Brian Lehrer: - it looks like who is a relative of another Indianapolis Clown. Jackie in Jersey City, thank you so much for calling in.
Jackie: Good morning. Yes, my uncle who we had just missed by one year, he passed away last December, his name was [inaudible 00:17:53] Joseph and he-- [crosstalk]
Brian Lehrer: You broke up there for just a second on his name. What was his first name?
Jackie: Hello.
Brian Lehrer: You broke up there for just a second as you were saying his name. What was your uncle's name?
Jackie: His name was Joseph Taylor and his headlining name, he played under the name of Juggling Joe Taylor because he was also credited with being the first Negro at the time, Negro-American man who wrote for the magicians or Jugglers Magazine. In 2015, a young man put a notice out on Google asking had anyone seen or heard of Juggling Joe Taylor. He and his brother run a museum, they stay, somewhere in Ohio. They came to New York and my sister and I took my uncle, we took him and we met them in Harlem and treated them to lunch.
That was one of the very last times that anyone went through the dusty archives and looked up some of the old guys, but Uncle Joe was our rum, our favorite, and icon because we knew when he came around that we were going to be in for a treat with all kinds of things. He was actually an Indianapolis Clown, so I think he told me three seasons he played shortstop. I have pictures and stuff. I have pictures from the '40s and maybe the late '30s and '40s and I can send it, if I got the address of your place, I would gladly try to share them with you.
Brian Lehrer: Do you want those, Bob?
Bob Kendrick: Oh, we would welcome that. Thank you so much.

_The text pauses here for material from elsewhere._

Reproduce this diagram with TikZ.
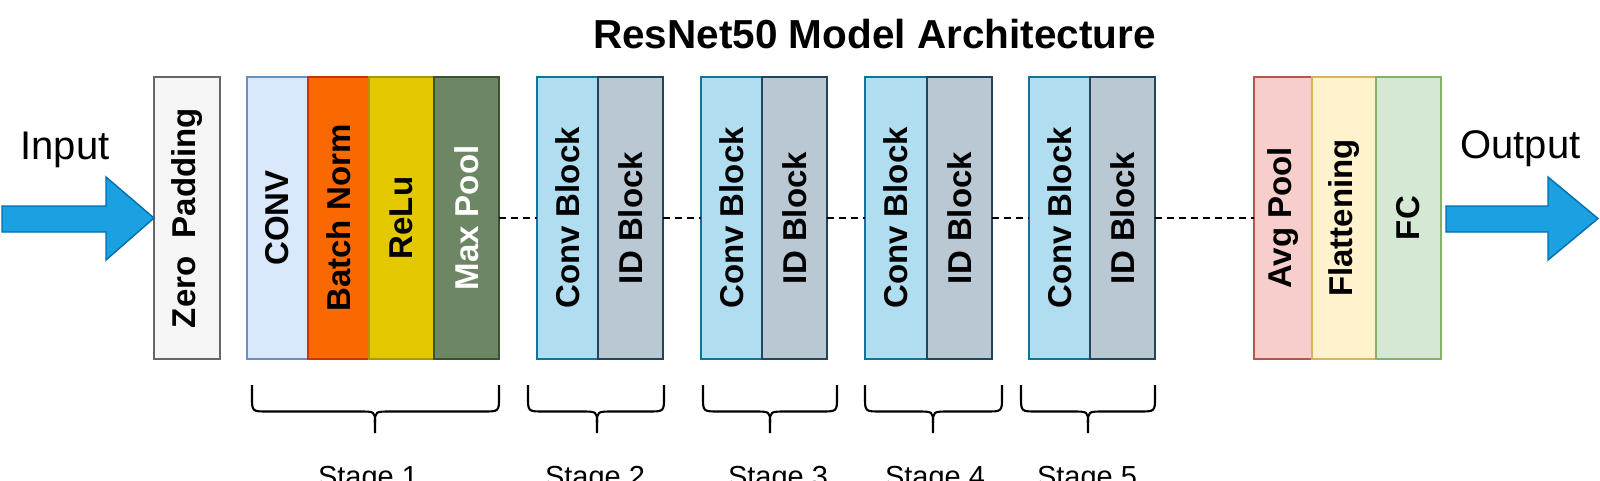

Brian Lehrer: Jackie you come from a juggler and a Clown in this case. [chuckles]
Bob Kendrick: I tell you what, Brian, the thing about the Clown team, they had a group of guys who were very serious baseball players. If you ask them to dress up in a Clown outfit, you would have to fight them, but they also had these legendary entertainers to the likes of what the caller just mentioned, the likes of the legendary Reece Goose Tatum. Most folks if you've heard that name, you probably heard that name because he was a member of the Harlem Globetrotters and is in the Basketball Hall of Fame in Springfield, Mass, but Goose Tatum, folks, was a slick-fielding first baseman for the Indianapolis Clowns.
The things that he could do with that basketball, he was literally a magician with the baseball on the diamond as well and they would put on these shows before, during, and after games. Today we call them mascot, but that's really where the notion came from.

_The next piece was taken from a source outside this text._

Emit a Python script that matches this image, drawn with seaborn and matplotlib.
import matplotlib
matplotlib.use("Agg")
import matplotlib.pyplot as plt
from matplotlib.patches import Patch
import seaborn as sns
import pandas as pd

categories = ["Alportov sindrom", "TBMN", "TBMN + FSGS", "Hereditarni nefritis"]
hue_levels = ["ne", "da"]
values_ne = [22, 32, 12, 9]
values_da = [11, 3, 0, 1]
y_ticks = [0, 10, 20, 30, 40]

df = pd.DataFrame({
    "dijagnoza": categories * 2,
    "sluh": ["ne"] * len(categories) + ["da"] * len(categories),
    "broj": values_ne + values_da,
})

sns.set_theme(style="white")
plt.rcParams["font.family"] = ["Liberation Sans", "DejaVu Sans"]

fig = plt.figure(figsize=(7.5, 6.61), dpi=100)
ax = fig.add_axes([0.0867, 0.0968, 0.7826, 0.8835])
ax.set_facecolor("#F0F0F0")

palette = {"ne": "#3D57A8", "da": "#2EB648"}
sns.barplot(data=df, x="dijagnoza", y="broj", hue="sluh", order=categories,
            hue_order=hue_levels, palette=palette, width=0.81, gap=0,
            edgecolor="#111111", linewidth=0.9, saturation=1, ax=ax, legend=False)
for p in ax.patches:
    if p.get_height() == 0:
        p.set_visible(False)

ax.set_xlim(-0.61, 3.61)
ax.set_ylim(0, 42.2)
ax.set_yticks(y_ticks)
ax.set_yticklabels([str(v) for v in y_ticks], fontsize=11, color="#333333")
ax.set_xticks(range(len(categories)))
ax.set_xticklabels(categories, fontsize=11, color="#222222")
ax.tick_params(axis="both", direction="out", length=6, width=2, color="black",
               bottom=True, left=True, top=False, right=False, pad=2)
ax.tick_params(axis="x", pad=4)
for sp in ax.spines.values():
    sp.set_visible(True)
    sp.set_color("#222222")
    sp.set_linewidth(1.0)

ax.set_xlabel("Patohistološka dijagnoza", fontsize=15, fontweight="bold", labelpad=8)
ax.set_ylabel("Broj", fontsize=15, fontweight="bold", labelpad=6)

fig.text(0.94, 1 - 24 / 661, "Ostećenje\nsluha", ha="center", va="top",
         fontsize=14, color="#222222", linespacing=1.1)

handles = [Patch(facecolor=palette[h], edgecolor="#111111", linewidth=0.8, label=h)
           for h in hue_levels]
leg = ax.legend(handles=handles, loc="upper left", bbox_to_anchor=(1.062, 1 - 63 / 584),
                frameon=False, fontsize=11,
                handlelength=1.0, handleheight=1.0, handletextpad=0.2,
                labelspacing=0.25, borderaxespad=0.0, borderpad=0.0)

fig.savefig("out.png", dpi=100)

Brian Lehrer: We have just 30 seconds. There's so many more questions I could have asked you. This is so much fun, but I do want to note that you have at least three women who played in the Negro Leagues, who you honor in the Negro Leagues Baseball Hall of Fame. Can you tell us a 20-second soundbite story about one of them?
Bob Kendrick: Toni Stone was the first female of professional baseball. She took the roster place of Henry Aaron. When Henry Aaron signed with the Braves, the very next year, the Clowns signed Toni Stone, and then she was followed by Mamie Peanut Johnson and Connie Morgan, three pioneering women who competed with and against the men in the 1950s in the Negro League.
Brian Lehrer: Major League Baseball in December announced that all the stats, all the history of players from the old Negro Leagues will be considered part of Major League history and Major League stats. We are so happy to have Bob Kendrick, president of the Negro Leagues Baseball Museum in Kansas City as having been our guest this last part of this hour. This was so much fun and thank you, and so interesting and great for everybody to know who didn't already know some of this history. Thank you so much.